Accanto allo spappolamento di quelle strutture di mediazione fra sovrano e popolo che sono i partiti e i tutti i corpi cosiddetti intermedi e accanto e allo sfaldamento delle strutture istituzionali chiamate a gestire l’equilibrio tra la funzione impersonale e le persone che le costituiscono, va infatti assumendo una rilevanza sempre più decisiva da una parte una pressione di corporeità ancora non identificate e resistenti ai diversi processi di identificazione tradizionali, dall’altra la persona del leader, che non a caso è tanto più riconosciuto quanto più è (altezzosamente) solo, quanto meno si trova cioè immerso all’interno di un organismo collettivo, ovvero quanto meno si riferisce ad appartenenze collettive. Un processo che, sciogliendo i corpi della rappresentanza mette al centro il corpo fisico del leader: il suo linguaggio specifico ed immediato, la sua gestualità, il suo modo di vestire, il suo modo di gestire direttamente, al di là di tutti gli apparati, la comunicazione.

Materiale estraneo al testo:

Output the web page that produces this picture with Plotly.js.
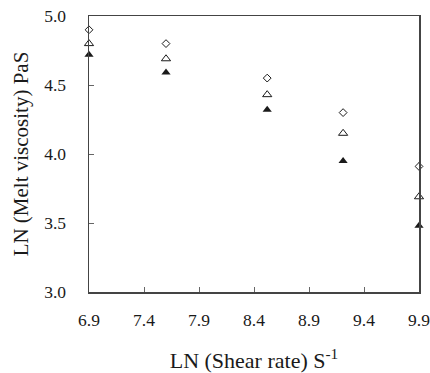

Non si capisce nulla di tutto questo e in generale di quella che viene chiamata a volte genericamente la spettacolarizzazione della politica, se non si mette in campo una concettualità nuova in grado di porsi al di là della tradizionale dicotomie tra persone e cose. Oppure, peggio, per rimanere ancorati alle metafisiche rassicuranti, si interpreta tutto questo banalmente come un effetto parentetico tutto interno alle tradizionali pratiche del potere.

Altrettanto, se si rimane legati alle forme di pensiero tradizionali e dunque alla logica e alla metafisica che sottendono, rischia di diventare del tutto sterile qualsiasi esercizio di critica e di opposizione. E questo perché la realtà, su questo converrà anche Esposito, malgrado la sua critica ai nuovi realismi, resiste alle sue riduzioni intellettualistiche e non accetta di essere ridotta a un sistema categoriale e a un universo concettuale del tutto inadeguato alla possibilità di una sua comprensione.